Exactly retype the lines from the top of the data through the line containing "const spokeAngles = [-75,-60,-45,-30,-15,0,15,30,45,60,75];", leaving out every picture.
== Dataset content ==
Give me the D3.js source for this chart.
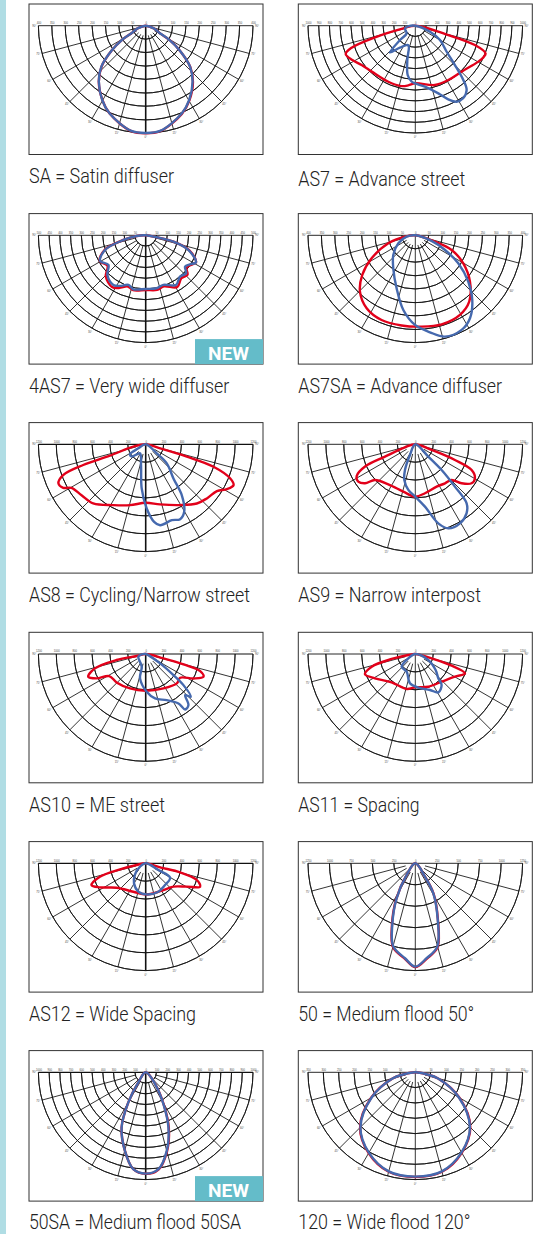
<!DOCTYPE html>
<html><head><meta charset="utf-8">
<script src="https://cdn.jsdelivr.net/npm/d3@7"></script>
<style>
html,body{margin:0;padding:0;background:#fff}
svg{display:block}
.cap{font-family:"Roboto",sans-serif;font-weight:300;font-size:19.5px;fill:#222}
.new{font-family:"Roboto",sans-serif;font-weight:700;font-size:19px;fill:#fff}
.tick text,.ang{font-family:"Liberation Sans",sans-serif;font-size:2.7px;fill:#444}
</style></head><body>
<script>
// Caption of each panel
const captions = ["SA = Satin diffuser","AS7 = Advance street","4AS7 = Very wide diffuser","AS7SA = Advance diffuser",
"AS8 = Cycling/Narrow street","AS9 = Narrow interpost","AS10 = ME street","AS11 = Spacing",
"AS12 = Wide Spacing","50 = Medium flood 50°","50SA = Medium flood 50SA","120 = Wide flood 120°"];
// Number of rings on each polar grid, and the value of one ring
const ringCounts = [8,10,10,8,6,6,6,6,6,5,10,7];
const ringSteps = [50,100,50,50,200,200,200,200,200,250,100,50];
const newBadges = [2,10];
const spokeAngles = [-75,-60,-45,-30,-15,0,15,30,45,60,75];

// Curves: [degrees from nadir, intensity as % of the outer ring]
const saRed = [[90,0],[72,8],[62,15.2],[59,26.2],[54,39.2],[47.2,56.6],[40,68.5],[30.2,80.8],[22.3,88.8],[7.8,99.2],[0,100.3],[-7.8,99.2],[-22.3,88.5],[-30.2,80.2],[-40,68],[-47.2,56],[-54,39],[-59,26],[-62,15],[-72,8]];
const saBlue = [[90,0],[72,8],[62,15],[59,26],[54,39],[47.2,56.4],[40,68],[30.2,80.4],[22.3,88.5],[7.8,99],[0,100],[-7.8,99],[-22.3,88.5],[-30.2,80.4],[-40,68],[-47.2,56.4],[-54,39],[-59,26],[-62,15],[-72,8]];
const as7Red = [[90,0],[74.2,32],[72,58.4],[68.5,70.4],[65,69.9],[60.3,67.6],[45.2,60.8],[31.3,59.2],[18.3,58.2],[0,53.7],[-6.7,56],[-12.8,57.7],[-25.7,58],[-43.5,59],[-53.8,62],[-61.4,66.8],[-67.9,70],[-70.9,62.8],[-73.9,39],[-77.5,11.4]];
const as7Blue = [[90,0],[67.8,14.8],[59.8,26.6],[50.3,38],[45.2,52],[41.5,67.5],[38.6,76.7],[33.4,81],[28.5,80.6],[24.1,75.2],[18.8,66.6],[9,57.5],[-3.7,52.3],[-8.8,46.5],[-13.1,32.8],[-19.9,19.2],[-34.9,25],[-43.5,34.3],[-46.9,19.6],[-48.5,10.8],[-75.5,10],[-87,6]];
const as47Red = [[90,0],[79.7,10.4],[77.1,26.5],[71,43],[61.8,53.2],[56.8,50.5],[51.5,48.5],[46.7,53.5],[39.7,52],[31.4,56.5],[19.6,50.5],[11.7,52],[0,51],[-12.9,52.5],[-19.2,50.5],[-26.9,55],[-33.1,57.5],[-44,53.5],[-51.5,45.5],[-60.7,49],[-70.2,41],[-78.2,21.2],[-85.8,8.4]];
const as47Blue = [[90,0],[79.7,10.4],[77.1,26.5],[71,42],[61.8,53.2],[56.8,49.4],[51.5,46.9],[46.7,51.7],[39.7,50],[31.4,54.2],[19.6,49],[11.7,50.4],[0,50],[-12.9,51.6],[-19.2,49],[-26.9,52.9],[-33.1,55.2],[-44,51.4],[-51.5,44.4],[-60.7,48.8],[-70.2,40.3],[-78.2,21.2],[-85.8,8.4]];
const as7saRed = [[90,0],[72.1,19.3],[68,36.5],[59.7,51.8],[49.7,66.8],[39.1,79.7],[29.3,85],[16.5,86.5],[4,85.3],[-8.6,85],[-21.7,85],[-33.7,81.7],[-44.5,73.6],[-53.2,61.7],[-62.2,46],[-73.5,26.2],[-82.6,9.7]];
const as7saBlue = [[90,0],[70.9,16],[63.7,30.9],[56.9,47.8],[48.8,65.6],[41.4,80.3],[33.4,92.6],[26.1,98.2],[16.3,98.4],[8.6,91.4],[-0.2,83.5],[-9.1,70.5],[-19.4,52.4],[-33.7,37],[-48.2,27.5],[-64.8,17.5],[-81.3,8.2]];
const as8Red = [[90,0],[74.4,13.9],[73.3,40],[71.7,66.6],[68,85],[65.1,90.3],[61.1,86.5],[56.7,79.4],[48.5,76.1],[40.8,72.9],[29.5,65.1],[13.4,57.6],[0,54.5],[-14.5,58.6],[-28,64.2],[-41.6,73.7],[-51.6,76.3],[-59.6,80.3],[-62.2,86.9],[-65.9,89.1],[-69.6,82.1],[-71.7,61.4],[-72.4,35],[-79.3,11.7]];
const as8Blue = [[90,0],[50.7,13.3],[47.9,26.5],[39.1,41],[35.4,58],[29.7,72.4],[24.7,76.8],[19,74.8],[10.1,76.6],[6.2,72.7],[0.9,59.8],[-5.2,41.3],[-12.7,19.8],[-32.2,10],[-48.6,17.4],[-57.4,17.4],[-61.4,7.8]];
const as9Red = [[90,0],[70.9,16.1],[68.4,39.7],[65.5,57.7],[60.3,64],[55.3,63.8],[49.9,56.4],[45.5,47.4],[37.3,45.7],[26.7,44.2],[11.2,46.5],[0,48.8],[-14.2,45.5],[-34,45],[-48.5,50.2],[-52.2,59.3],[-56.8,63.5],[-61.6,62.1],[-66.1,51.2],[-67.9,30.5],[-73.8,10]];
const as9Blue = [[90,0],[46.5,16.7],[45.7,34.3],[43.1,54],[41,72.9],[36.6,80.1],[29.5,84.6],[21.4,84.1],[16.2,76.7],[8.8,58.8],[0,48.8],[-8.7,43],[-17.1,34.8],[-21.9,25.8],[-26.6,11.1]];
const as10Red = [[90,0],[76.2,17],[74.7,36.5],[72.6,53.2],[68.5,57.9],[62.9,50],[55.4,39],[46.6,39.9],[27.2,36.1],[0,34.3],[-24.5,35.3],[-45.7,37.9],[-58.8,39.7],[-63.6,51.1],[-68.4,57.6],[-74.2,49.2],[-78.3,27.7],[-77.5,8.6]];
const as10Blue = [[90,0],[56.9,16],[52.8,32.5],[50.5,45.6],[46.5,58],[43.8,53.1],[39.9,62.1],[35.4,63.4],[33.5,55.3],[24.5,47.3],[11.9,42.3],[1.5,35.2],[-13.1,23.3],[-17.5,12.4],[-70,7.3],[-85,3.7]];
const as11Red = [[90,0],[75.1,15.7],[72.2,35.6],[68.7,49.7],[60.3,42.6],[43.6,35.6],[21.7,32.8],[0,31],[-13.9,33.6],[-39.9,34.4],[-58.9,43.9],[-68,50.6],[-73.8,42.3],[-78.1,22.5],[-81.9,6.6]];
const as11Blue = [[90,0],[65.2,13.3],[51.8,24.1],[43.4,31.2],[40.3,37.9],[31,41.7],[22.2,36.2],[5.1,31.5],[-10.3,27.8],[-26.1,18.3],[-47.2,17.4],[-58.2,7.7]];
const as12Red = [[90,0],[74.4,13.9],[75.3,33.2],[71.9,50.1],[66.8,55.3],[60.4,44.1],[49.9,33.8],[33.5,29.9],[14.3,28.9],[0,29],[-23.5,28.9],[-50,35.4],[-62.3,48.2],[-68.1,54.4],[-73.7,44.5],[-76.8,24.6],[-79.5,8.6]];
const as12Blue = [[90,0],[62.2,13.4],[59.5,26.4],[41.7,27.1],[24.1,29],[1.8,29],[-14.5,27.3],[-30.3,21.6],[-44.1,14.3],[-59.5,6.1]];
const flood50Red = [[90,0],[35.9,15.3],[31,33],[22.1,55.8],[14.8,81],[6.8,89.6],[0,96.8],[-6.2,89.6],[-14.8,81],[-20.5,62.3],[-28.1,37.8],[-36.6,13.5]];
const flood50Blue = [[90,0],[35.9,15.3],[31,32.6],[22.1,55.3],[14.8,80.3],[6.8,89.1],[0,96.3],[-6.2,89],[-14.8,80.3],[-20.5,61.3],[-28.1,37],[-36.6,13.5]];
const flood50saRed = [[90,0],[38.7,14.3],[29.2,34.5],[22.4,56.6],[15,76.5],[7.5,91.4],[0,94.6],[-7.3,91],[-14.8,75.7],[-23.6,56.1],[-30,32.4],[-36.3,11.6]];
const flood50saBlue = [[90,0],[38.7,14],[29.2,33.9],[22.4,55.6],[15,75.8],[7.5,91],[0,94.4],[-7.3,91],[-14.8,75.7],[-23.6,56.1],[-30,32.4],[-36.3,11.6]];
const flood120Red = [[90,0],[80,10.5],[75,22],[60,47.5],[45,72.5],[30,86.6],[15,96],[0,97.6],[-15,96],[-30,87],[-45,72.8],[-60,47.5],[-75,22],[-80,10.5]];
const flood120Blue = [[90,0],[80,10.5],[75,22],[60,47],[45,72],[30,86.2],[15,95.6],[0,97.2],[-15,95.6],[-30,86.5],[-45,72.3],[-60,47],[-75,22],[-80,10.5]];

const redCurves = [saRed,as7Red,as47Red,as7saRed,as8Red,as9Red,as10Red,as11Red,as12Red,flood50Red,flood50saRed,flood120Red];
const blueCurves = [saBlue,as7Blue,as47Blue,as7saBlue,as8Blue,as9Blue,as10Blue,as11Blue,as12Blue,flood50Blue,flood50saBlue,flood120Blue];

// Layout
const W=550,H=1234,R=107.3,inner=10;
const colBox=[29,298.3], boxW=234, boxH=150.5, colCx=[145.7,415.3];
const rowBase=[25.7,235.3,444.3,654,863.3,1072.3];
const capY=[[183,185.7],[393,393],[601.7,601.7],[811.7,811.7],[1020.7,1020.7],[1229,1229]];
const capW=[145,167,200.3,203.7,221,182.7,136,121.3,167,176,212,172.2];
const RED="#e2001a",BLUE="#4569ae",INK="#111";

const svg=d3.select("body").append("svg").attr("width",W).attr("height",H);
svg.append("rect").attr("width",6).attr("height",H).attr("fill","#b0dde4");

const rad=d3.scaleLinear().domain([0,100]).range([0,R]);
const ang=d3.scaleLinear().domain([0,180]).range([Math.PI,0]);
const curve=d3.lineRadial().angle(d=>ang(d[0])).radius(d=>rad(d[1])).curve(d3.curveCatmullRomClosed.alpha(0.5));

captions.forEach((cap,i)=>{
  const col=i%2,row=Math.floor(i/2),cx=colCx[col],cy=rowBase[row],bx=colBox[col],by=cy-21.7;
  const n=ringCounts[i],step=ringSteps[i];
  svg.append("rect").attr("x",bx).attr("y",by).attr("width",boxW).attr("height",boxH)
    .attr("fill","#fff").attr("stroke","#333").attr("stroke-width",1);
  const g=svg.append("g").attr("transform",`translate(${cx},${cy})`);
  const ring=d3.scaleLinear().domain([0,n]).range([0,R]);
  const arc=d3.arc().startAngle(Math.PI/2).endAngle(Math.PI*1.5);
  g.selectAll("path.ring").data(d3.range(1,n+1)).join("path").attr("class","ring")
    .attr("d",k=>arc({innerRadius:ring(k),outerRadius:ring(k)}))
    .attr("fill","none").attr("stroke",INK).attr("stroke-width",0.85);
  g.selectAll("line.spoke").data(spokeAngles).join("line").attr("class","spoke")
    .attr("x1",a=>(a===0?0:inner)*Math.sin(a*Math.PI/180))
    .attr("y1",a=>(a===0?0:inner)*Math.cos(a*Math.PI/180))
    .attr("x2",a=>R*Math.sin(a*Math.PI/180))
    .attr("y2",a=>R*Math.cos(a*Math.PI/180))
    .attr("stroke",INK)
    .attr("stroke-width",a=>a===0&&col===0?1.6:0.85);
  g.append("line").attr("x1",-R).attr("x2",R).attr("stroke",INK).attr("stroke-width",col===0&&row>1?1.2:0.9);
  // value labels along the top and angle labels round the rim
  const xs=d3.scaleLinear().domain([-n,n]).range([-R,R]);
  const ax=d3.axisTop(xs).tickValues(d3.range(-n,n+1)).tickSize(0).tickPadding(1.8).tickFormat(v=>Math.abs(v)*step);
  const ag=g.append("g").call(ax);
  ag.select(".domain").remove();
  g.selectAll("text.ang").data([-90,...spokeAngles,90]).join("text").attr("class","ang")
    .attr("x",a=>(R+4)*Math.sin(a*Math.PI/180))
    .attr("y",a=>(R+4)*Math.cos(a*Math.PI/180)+1)
    .attr("text-anchor","middle").text(a=>Math.abs(a)+"°");
  g.append("path").attr("d",curve(redCurves[i])).attr("fill","none").attr("stroke",RED).attr("stroke-width",2.4).attr("stroke-linejoin","round");
  g.append("path").attr("d",curve(blueCurves[i])).attr("fill","none").attr("stroke",BLUE).attr("stroke-width",2.4).attr("stroke-linejoin","round");
  if(newBadges.includes(i)){
    const by2=by+boxH;
    svg.append("rect").attr("x",bx+166).attr("y",by2-25).attr("width",68).attr("height",25).attr("fill","#64bcc9");
    svg.append("text").attr("class","new").attr("x",bx+179).attr("y",by2-4.5)
      .attr("textLength",41).attr("lengthAdjust","spacingAndGlyphs").text("NEW");
  }
  svg.append("text").attr("class","cap").attr("x",bx).attr("y",capY[row][col])
    .attr("textLength",capW[i]).attr("lengthAdjust","spacingAndGlyphs").text(cap);
});
</script>
</body></html>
===
* _Solution for this task_:
Give me the D3.js source for this chart.
<!DOCTYPE html>
<html><head><meta charset="utf-8">
<script src="https://cdn.jsdelivr.net/npm/d3@7"></script>
<style>
html,body{margin:0;padding:0;background:#fff}
svg{display:block}
.cap{font-family:"Roboto",sans-serif;font-weight:300;font-size:19.5px;fill:#222}
.new{font-family:"Roboto",sans-serif;font-weight:700;font-size:19px;fill:#fff}
.tick text,.ang{font-family:"Liberation Sans",sans-serif;font-size:2.7px;fill:#444}
</style></head><body>
<script>
// Caption of each panel
const captions = ["SA = Satin diffuser","AS7 = Advance street","4AS7 = Very wide diffuser","AS7SA = Advance diffuser",
"AS8 = Cycling/Narrow street","AS9 = Narrow interpost","AS10 = ME street","AS11 = Spacing",
"AS12 = Wide Spacing","50 = Medium flood 50°","50SA = Medium flood 50SA","120 = Wide flood 120°"];
// Number of rings on each polar grid, and the value of one ring
const ringCounts = [8,10,10,8,6,6,6,6,6,5,10,7];
const ringSteps = [50,100,50,50,200,200,200,200,200,250,100,50];
const newBadges = [2,10];
const spokeAngles = [-75,-60,-45,-30,-15,0,15,30,45,60,75];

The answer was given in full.